Objective –
Make an exact copy of all the entries, but do not reproduce the pictures.

Records to process –
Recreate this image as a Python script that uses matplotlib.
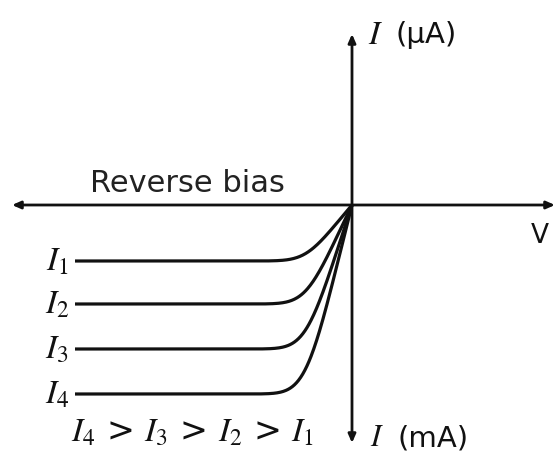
import numpy as np
import matplotlib
matplotlib.use("Agg")
import matplotlib.pyplot as plt

plt.rcParams["mathtext.fontset"] = "stix"
plt.rcParams["font.family"] = ["DejaVu Sans"]

# photocurrent plateaus (arbitrary units, reverse direction is negative)
photo_currents = [5.6, 9.9, 14.4, 18.9]
curve_labels = ["$I_1$", "$I_2$", "$I_3$", "$I_4$"]
v_start = -27.7     # left end of each characteristic
v_knee = 4.7        # voltage scale of the bend near the origin

fig = plt.figure(figsize=(5.57, 4.58), dpi=100)
ax = fig.add_axes([0, 0, 1, 1])
ax.set_xlim(-35.2, 20.5)
ax.set_ylim(-25.3, 20.5)
ax.axis("off")

ink = "#111111"

# axes with small arrowheads at each end
arrow = dict(arrowstyle="-|>,head_length=0.5,head_width=0.22", color=ink,
             lw=2.0, shrinkA=0, shrinkB=0)
ax.annotate("", xy=(-34.0, 0), xytext=(0, 0), arrowprops=arrow)
ax.annotate("", xy=(20.3, 0), xytext=(0, 0), arrowprops=arrow)
ax.annotate("", xy=(0, 17.1), xytext=(0, 0), arrowprops=arrow)
ax.annotate("", xy=(0, -23.8), xytext=(0, 0), arrowprops=arrow)

# reverse-bias characteristics: flat plateau bending into the origin
v = np.linspace(v_start, 0, 400)
for ip, lab in zip(photo_currents, curve_labels):
    i = -ip * np.sqrt(np.tanh((v / v_knee) ** 2))
    ax.plot(v, i, color=ink, lw=2.3, solid_capstyle="butt")
    ax.text(v_start - 0.6, -ip, lab, ha="right", va="center",
            fontsize=24, color=ink)

ax.text(-26.2, 2.1, "Reverse bias", ha="left", va="center",
        fontsize=22, color="#222222")
ax.text(18.8, -3.1, "V", ha="center", va="center", fontsize=19, color=ink)

# current axis labels: italic I plus unit
ax.text(1.6, 17.0, "$I$", ha="left", va="center", fontsize=24, color=ink)
ax.text(4.3, 17.0, "(μA)", ha="left", va="center", fontsize=21, color=ink)
ax.text(1.8, -23.2, "$I$", ha="left", va="center", fontsize=22, color=ink)
ax.text(4.5, -23.4, "(mA)", ha="left", va="center", fontsize=21, color=ink)

ax.text(-28.1, -22.7, "$I_4$ > $I_3$ > $I_2$ > $I_1$", ha="left",
        va="center", fontsize=24, color=ink)

fig.savefig("out.png", dpi=100)
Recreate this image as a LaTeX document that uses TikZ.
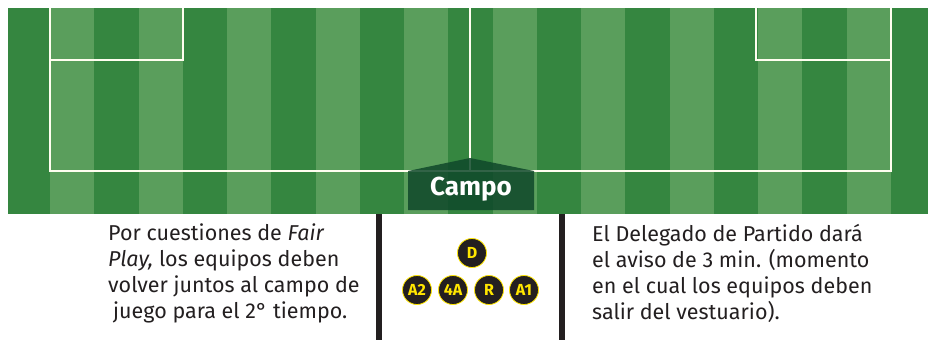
\documentclass[tikz,border=0pt]{standalone}
\usepackage{fontspec}
\setmainfont{Fira Sans}
\definecolor{grassdark}{RGB}{53,134,64}
\definecolor{grasslight}{RGB}{90,158,92}
\definecolor{campo}{RGB}{15,72,42}
\definecolor{barblack}{RGB}{35,31,32}
\definecolor{tokyellow}{RGB}{255,230,0}
\tikzset{
        chalk/.style={draw=white!94!yellow, line width=2pt},
        player/.style={circle, fill=barblack, draw=tokyellow, line width=0.8pt, minimum size=29pt, inner sep=0pt, text=tokyellow, font=\fontsize{16}{16}\selectfont\bfseries},
        note/.style={align=left, anchor=north west, inner sep=0pt, text=barblack, font=\fontsize{21.5}{26}\selectfont}
}

\begin{document}
\begin{tikzpicture}[x=1pt, y=-1pt]
        \useasboundingbox (0,0) rectangle (928,340);
        \fill[grassdark] (8,8) rectangle (928,214);
        \foreach \i in {0,2,...,18}
                \fill[grasslight] ({50+\i*44.26},8) rectangle ({50+(\i+1)*44.26},214);
        \draw[chalk] (50,8) -- (50,171) -- (891,171) -- (891,8);
        \draw[chalk] (50,60) -- (183,60) -- (183,8);
        \draw[chalk] (891,60) -- (756,60) -- (756,8);
        \draw[chalk] (470,8) -- (470,171);
        \fill[campo, opacity=.85] (408,210) -- (408,171) -- (470,158) -- (534,171) -- (534,210) -- cycle;
        \node (campo) [text=white, font=\fontsize{26}{26}\selectfont\bfseries] at (471,189) {Campo};
        \fill[barblack] (376,214) rectangle (382,340);
        \fill[barblack] (559,214) rectangle (565,340);
        \node (d) [player] at (472,253) {D};
        \node (a2) [player] at (417,290) {A2};
        \node (4a) [player] at (453,290) {4A};
        \node (r) [player] at (489,290) {R};
        \node (a1) [player] at (524,290) {A1};
        \node (fairplay) [note] at (108,224) {Por cuestiones de \textit{Fair}\\ \textit{Play,} los equipos deben\\ volver juntos al campo de\\ \hspace{5pt}juego para el 2° tiempo.};
        \node (aviso) [note] at (592,224) {El Delegado de Partido dará\\ el aviso de 3 min. (momento\\ en el cual los equipos deben\\ salir del vestuario).};
\end{tikzpicture}
\end{document}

Solution for this problem –
Recreate this image as a Python script that uses matplotlib.
import numpy as np
import matplotlib
matplotlib.use("Agg")
import matplotlib.pyplot as plt

plt.rcParams["mathtext.fontset"] = "stix"
plt.rcParams["font.family"] = ["DejaVu Sans"]

# photocurrent plateaus (arbitrary units, reverse direction is negative)
photo_currents = [5.6, 9.9, 14.4, 18.9]
curve_labels = ["$I_1$", "$I_2$", "$I_3$", "$I_4$"]
v_start = -27.7     # left end of each characteristic
v_knee = 4.7        # voltage scale of the bend near the origin

fig = plt.figure(figsize=(5.57, 4.58), dpi=100)
ax = fig.add_axes([0, 0, 1, 1])
ax.set_xlim(-35.2, 20.5)
ax.set_ylim(-25.3, 20.5)
ax.axis("off")

ink = "#111111"

# axes with small arrowheads at each end
arrow = dict(arrowstyle="-|>,head_length=0.5,head_width=0.22", color=ink,
             lw=2.0, shrinkA=0, shrinkB=0)
ax.annotate("", xy=(-34.0, 0), xytext=(0, 0), arrowprops=arrow)
ax.annotate("", xy=(20.3, 0), xytext=(0, 0), arrowprops=arrow)
ax.annotate("", xy=(0, 17.1), xytext=(0, 0), arrowprops=arrow)
ax.annotate("", xy=(0, -23.8), xytext=(0, 0), arrowprops=arrow)

# reverse-bias characteristics: flat plateau bending into the origin
v = np.linspace(v_start, 0, 400)
for ip, lab in zip(photo_currents, curve_labels):
    i = -ip * np.sqrt(np.tanh((v / v_knee) ** 2))
    ax.plot(v, i, color=ink, lw=2.3, solid_capstyle="butt")
    ax.text(v_start - 0.6, -ip, lab, ha="right", va="center",
            fontsize=24, color=ink)

ax.text(-26.2, 2.1, "Reverse bias", ha="left", va="center",
        fontsize=22, color="#222222")
ax.text(18.8, -3.1, "V", ha="center", va="center", fontsize=19, color=ink)

# current axis labels: italic I plus unit
ax.text(1.6, 17.0, "$I$", ha="left", va="center", fontsize=24, color=ink)
ax.text(4.3, 17.0, "(μA)", ha="left", va="center", fontsize=21, color=ink)
ax.text(1.8, -23.2, "$I$", ha="left", va="center", fontsize=22, color=ink)
ax.text(4.5, -23.4, "(mA)", ha="left", va="center", fontsize=21, color=ink)

ax.text(-28.1, -22.7, "$I_4$ > $I_3$ > $I_2$ > $I_1$", ha="left",
        va="center", fontsize=24, color=ink)

fig.savefig("out.png", dpi=100)
Recreate this image as a LaTeX document that uses TikZ.
\documentclass[tikz,border=0pt]{standalone}
\usepackage{fontspec}
\setmainfont{Fira Sans}
\definecolor{grassdark}{RGB}{53,134,64}
\definecolor{grasslight}{RGB}{90,158,92}
\definecolor{campo}{RGB}{15,72,42}
\definecolor{barblack}{RGB}{35,31,32}
\definecolor{tokyellow}{RGB}{255,230,0}
\tikzset{
        chalk/.style={draw=white!94!yellow, line width=2pt},
        player/.style={circle, fill=barblack, draw=tokyellow, line width=0.8pt, minimum size=29pt, inner sep=0pt, text=tokyellow, font=\fontsize{16}{16}\selectfont\bfseries},
        note/.style={align=left, anchor=north west, inner sep=0pt, text=barblack, font=\fontsize{21.5}{26}\selectfont}
}

\begin{document}
\begin{tikzpicture}[x=1pt, y=-1pt]
        \useasboundingbox (0,0) rectangle (928,340);
        \fill[grassdark] (8,8) rectangle (928,214);
        \foreach \i in {0,2,...,18}
                \fill[grasslight] ({50+\i*44.26},8) rectangle ({50+(\i+1)*44.26},214);
        \draw[chalk] (50,8) -- (50,171) -- (891,171) -- (891,8);
        \draw[chalk] (50,60) -- (183,60) -- (183,8);
        \draw[chalk] (891,60) -- (756,60) -- (756,8);
        \draw[chalk] (470,8) -- (470,171);
        \fill[campo, opacity=.85] (408,210) -- (408,171) -- (470,158) -- (534,171) -- (534,210) -- cycle;
        \node (campo) [text=white, font=\fontsize{26}{26}\selectfont\bfseries] at (471,189) {Campo};
        \fill[barblack] (376,214) rectangle (382,340);
        \fill[barblack] (559,214) rectangle (565,340);
        \node (d) [player] at (472,253) {D};
        \node (a2) [player] at (417,290) {A2};
        \node (4a) [player] at (453,290) {4A};
        \node (r) [player] at (489,290) {R};
        \node (a1) [player] at (524,290) {A1};
        \node (fairplay) [note] at (108,224) {Por cuestiones de \textit{Fair}\\ \textit{Play,} los equipos deben\\ volver juntos al campo de\\ \hspace{5pt}juego para el 2° tiempo.};
        \node (aviso) [note] at (592,224) {El Delegado de Partido dará\\ el aviso de 3 min. (momento\\ en el cual los equipos deben\\ salir del vestuario).};
\end{tikzpicture}
\end{document}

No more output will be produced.